It’s not ads that make social gaming companies money, it’s virtual pink tractors. Flurry Analytics says Apple’s in-app e-commerce function is where developers can maximize bang for their buck.
At the Social Gaming Summit in New York City today, Peter Farago, Vice President of Marketing at Flurry Analytics revealed some quick-hit stats regarding social gaming app makers like Zynga who use free-to-play business models and rely on features like virtual goods to turn a profit. The mobile apps analytics firm studies some 35,000 mobile developers.
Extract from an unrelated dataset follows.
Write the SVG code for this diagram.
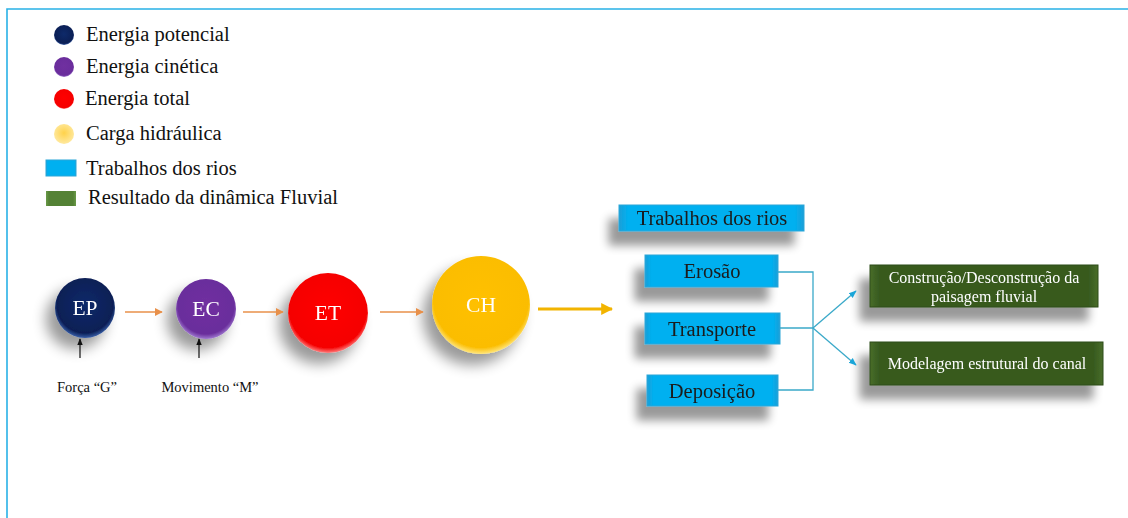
<svg xmlns="http://www.w3.org/2000/svg" width="1128" height="518" viewBox="0 0 1128 518" font-family="'Liberation Serif', 'DejaVu Serif', serif">
  <defs>
    <style>
      text { font-family: "Liberation Serif", "DejaVu Serif", serif; }
      .t { fill: #111; }
      .leg { font-size: 20.5px; }
      .node-label { font-size: 21.5px; fill: #fff; text-anchor: middle; }
      .box-label { font-size: 20.5px; text-anchor: middle; fill: #1a1a1a; }
      .res-label { font-size: 16px; text-anchor: middle; fill: #fff; }
      .small { font-size: 14.5px; text-anchor: middle; }
      .blue-box { fill: url(#gBlue); stroke: #2aa6d8; stroke-width: 1; }
      .green-box { fill: url(#gGreen); stroke: #2f4a1a; stroke-width: 1; }
      .link { fill: none; stroke: #3aa9c9; stroke-width: 1.3; }
      .flow { stroke: #e8904a; stroke-width: 1.6; fill: none; }
    </style>
    <filter id="shadow" x="-60%" y="-60%" width="220%" height="220%">
      <feGaussianBlur in="SourceAlpha" stdDeviation="7"/>
      <feOffset dx="-9" dy="11" result="b"/>
      <feComponentTransfer><feFuncA type="linear" slope="0.4"/></feComponentTransfer>
      <feMerge><feMergeNode/><feMergeNode in="SourceGraphic"/></feMerge>
    </filter>
    <filter id="boxShadow" x="-30%" y="-60%" width="160%" height="280%">
      <feGaussianBlur in="SourceAlpha" stdDeviation="5"/>
      <feOffset dx="-10" dy="14" result="b"/>
      <feComponentTransfer><feFuncA type="linear" slope="0.4"/></feComponentTransfer>
      <feMerge><feMergeNode/><feMergeNode in="SourceGraphic"/></feMerge>
    </filter>
    <radialGradient id="gNavy" cx="50%" cy="45%" r="55%">
      <stop offset="0" stop-color="#0e2a6a"/>
      <stop offset="0.85" stop-color="#0b1f55"/>
      <stop offset="1" stop-color="#3a5fa8"/>
    </radialGradient>
    <radialGradient id="gPurple" cx="50%" cy="45%" r="55%">
      <stop offset="0" stop-color="#7030a0"/>
      <stop offset="0.85" stop-color="#6a2d9c"/>
      <stop offset="1" stop-color="#a07ad0"/>
    </radialGradient>
    <radialGradient id="gRed" cx="50%" cy="45%" r="55%">
      <stop offset="0" stop-color="#ff0000"/>
      <stop offset="0.88" stop-color="#f50000"/>
      <stop offset="1" stop-color="#ff8080"/>
    </radialGradient>
    <radialGradient id="gGold" cx="50%" cy="45%" r="55%">
      <stop offset="0" stop-color="#ffc000"/>
      <stop offset="0.88" stop-color="#fbbd00"/>
      <stop offset="1" stop-color="#ffe680"/>
    </radialGradient>
    <radialGradient id="gLight" cx="50%" cy="45%" r="55%">
      <stop offset="0" stop-color="#ffd24a"/>
      <stop offset="1" stop-color="#ffe9a0"/>
    </radialGradient>
    <linearGradient id="gBlue" x1="0" y1="0" x2="1" y2="0">
      <stop offset="0" stop-color="#1a9fd8"/>
      <stop offset="0.05" stop-color="#00b0f0"/>
      <stop offset="0.95" stop-color="#00b0f0"/>
      <stop offset="1" stop-color="#1a9fd8"/>
    </linearGradient>
    <linearGradient id="gGreen" x1="0" y1="0" x2="1" y2="0">
      <stop offset="0" stop-color="#4a6e2a"/>
      <stop offset="0.04" stop-color="#375a1f"/>
      <stop offset="0.96" stop-color="#375a1f"/>
      <stop offset="1" stop-color="#4a6e2a"/>
    </linearGradient>
    <linearGradient id="gLegGreen" x1="0" y1="0" x2="1" y2="0">
      <stop offset="0" stop-color="#6a9a48"/>
      <stop offset="0.1" stop-color="#548235"/>
      <stop offset="0.9" stop-color="#548235"/>
      <stop offset="1" stop-color="#6a9a48"/>
    </linearGradient>
    <marker id="arrOrange" viewBox="0 0 10 10" refX="9" refY="5" markerWidth="5" markerHeight="5" orient="auto">
      <path d="M0,0 L10,5 L0,10 z" fill="#e8904a"/>
    </marker>
    <marker id="arrGold" viewBox="0 0 10 10" refX="9" refY="5" markerWidth="4" markerHeight="4" orient="auto">
      <path d="M0,0 L10,5 L0,10 z" fill="#f2b400"/>
    </marker>
    <marker id="arrBlack" viewBox="0 0 10 10" refX="9" refY="5" markerWidth="6" markerHeight="6" orient="auto">
      <path d="M0,1 L10,5 L0,9 z" fill="#111"/>
    </marker>
    <marker id="arrBlue" viewBox="0 0 10 10" refX="9" refY="5" markerWidth="6" markerHeight="6" orient="auto">
      <path d="M0,1 L10,5 L0,9 z" fill="#1aa5d8"/>
    </marker>
  </defs>

  <rect width="1128" height="518" fill="#fff"/>
  <!-- frame: top and left rules -->
  <path d="M7,518 V9 H1128" fill="none" stroke="#29b1e6" stroke-width="1.6"/>

  <!-- legend -->
  <g id="legend">
    <circle cx="64" cy="35" r="10" fill="url(#gNavy)"/>
    <circle cx="64" cy="67" r="10" fill="url(#gPurple)"/>
    <circle cx="64" cy="99" r="10" fill="url(#gRed)"/>
    <circle cx="64" cy="134" r="10" fill="url(#gLight)"/>
    <rect x="46" y="160" width="30" height="16" fill="url(#gBlue)" stroke="#2aa6d8"/>
    <rect x="46" y="191" width="30" height="15" fill="url(#gLegGreen)"/>
    <text class="t leg" x="86" y="41">Energia potencial</text>
    <text class="t leg" x="86" y="73">Energia cinética</text>
    <text class="t leg" x="85" y="105">Energia total</text>
    <text class="t leg" x="86" y="140">Carga hidráulica</text>
    <text class="t leg" x="86" y="175">Trabalhos dos rios</text>
    <text class="t leg" x="88" y="204">Resultado da dinâmica Fluvial</text>
  </g>

  <!-- energy chain -->
  <g id="node-ep" filter="url(#shadow)">
    <circle cx="85" cy="308" r="30" fill="url(#gNavy)"/>
    <text class="t node-label" x="85" y="315">EP</text>
  </g>
  <g id="node-ec" filter="url(#shadow)">
    <circle cx="206" cy="309" r="30" fill="url(#gPurple)"/>
    <text class="t node-label" x="206" y="316">EC</text>
  </g>
  <g id="node-et" filter="url(#shadow)">
    <circle cx="328" cy="313" r="40" fill="url(#gRed)"/>
    <text class="t node-label" x="328" y="320">ET</text>
  </g>
  <g id="node-ch" filter="url(#shadow)">
    <circle cx="481" cy="305" r="49" fill="url(#gGold)"/>
    <text class="t node-label" x="481" y="312">CH</text>
  </g>

  <g id="label-forca">
    <text class="t small" x="87" y="392">Força “G”</text>
  </g>
  <g id="label-movimento">
    <text class="t small" x="210" y="392">Movimento “M”</text>
  </g>

  <!-- river work boxes -->
  <g id="box-trabalhos" filter="url(#boxShadow)">
    <rect class="blue-box" x="619" y="205" width="185" height="26"/>
    <text class="t box-label" x="712" y="225">Trabalhos dos rios</text>
  </g>
  <g id="box-erosao" filter="url(#boxShadow)">
    <rect class="blue-box" x="645" y="255" width="133" height="32"/>
    <text class="t box-label" x="712" y="278">Erosão</text>
  </g>
  <g id="box-transporte" filter="url(#boxShadow)">
    <rect class="blue-box" x="645" y="313" width="135" height="31"/>
    <text class="t box-label" x="712" y="336">Transporte</text>
  </g>
  <g id="box-deposicao" filter="url(#boxShadow)">
    <rect class="blue-box" x="647" y="375" width="131" height="31"/>
    <text class="t box-label" x="712" y="398">Deposição</text>
  </g>

  <!-- fluvial results -->
  <g id="box-construcao" filter="url(#boxShadow)">
    <rect class="green-box" x="870" y="265" width="228" height="42"/>
    <text class="t res-label" x="984" y="283">Construção/Desconstrução da</text>
    <text class="t res-label" x="984" y="302">paisagem fluvial</text>
  </g>
  <g id="box-modelagem" filter="url(#boxShadow)">
    <rect class="green-box" x="870" y="342" width="233" height="43"/>
    <text class="t res-label" x="987" y="369">Modelagem estrutural do canal</text>
  </g>

  <!-- connectors -->
  <g id="connectors">
    <line class="flow" x1="125" y1="312" x2="162" y2="312" marker-end="url(#arrOrange)"/>
    <line class="flow" x1="243" y1="312" x2="283" y2="312" marker-end="url(#arrOrange)"/>
    <line class="flow" x1="380" y1="312" x2="423" y2="312" marker-end="url(#arrOrange)"/>
    <line x1="538" y1="309" x2="612" y2="309" stroke="#f2b400" stroke-width="3" marker-end="url(#arrGold)"/>
    <line x1="80" y1="358" x2="80" y2="339" stroke="#111" stroke-width="1.2" marker-end="url(#arrBlack)"/>
    <line x1="199" y1="358" x2="199" y2="339" stroke="#111" stroke-width="1.2" marker-end="url(#arrBlack)"/>
    <path class="link" d="M778,272 H813 V390 H778"/>
    <path class="link" d="M780,328 H813"/>
    <line class="link" x1="813" y1="328" x2="856" y2="291" stroke="#1aa5d8" marker-end="url(#arrBlue)"/>
    <line class="link" x1="813" y1="328" x2="856" y2="365" stroke="#1aa5d8" marker-end="url(#arrBlue)"/>
  </g>
</svg>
According to Farago, though many ecosystem players once assumed that ad revenue would be the best way to turn a profit, their real money maker has quickly become virtual goods, particularly for developers who cater to iOS. Turns out selling intangible items like say, tractors, fuel, and animals, is more profitable than once thought.
Of the major platforms — Google, Apple, Facebook — developers make the most off iOS: between $14 and $20 per user per year. Google comes close with $18 per user per year, while Facebook lags behind with roughly $3 per user and Twitter claims $1 per user per year. (To give you an idea, if a social game claims a small userbase of say 1 million, that’s already $20 million in revenue a year.)
Here’s a slide that shows the shift from ad revenue to virtual goods sales:
Farago also revealed some stats about typical social gaming usage. Based on the companies Flurry tracks, social gaming has an audience of more than 19 million who spend over 22 minutes a day clicking, tapping, and swiping away.
On average, gamers tend to spend between 2 and 5 minutes per gaming session depending on the type of game — poker games tend to have the longest sessions, though smallest percentage of user retention over the long haul, while role playing games have the shortest sessions (hard core RPGs with 2.3 minutes and casual RPGs with 2.1 minutes), with an average of 2 or 3 gaming sessions a day regardless of the game.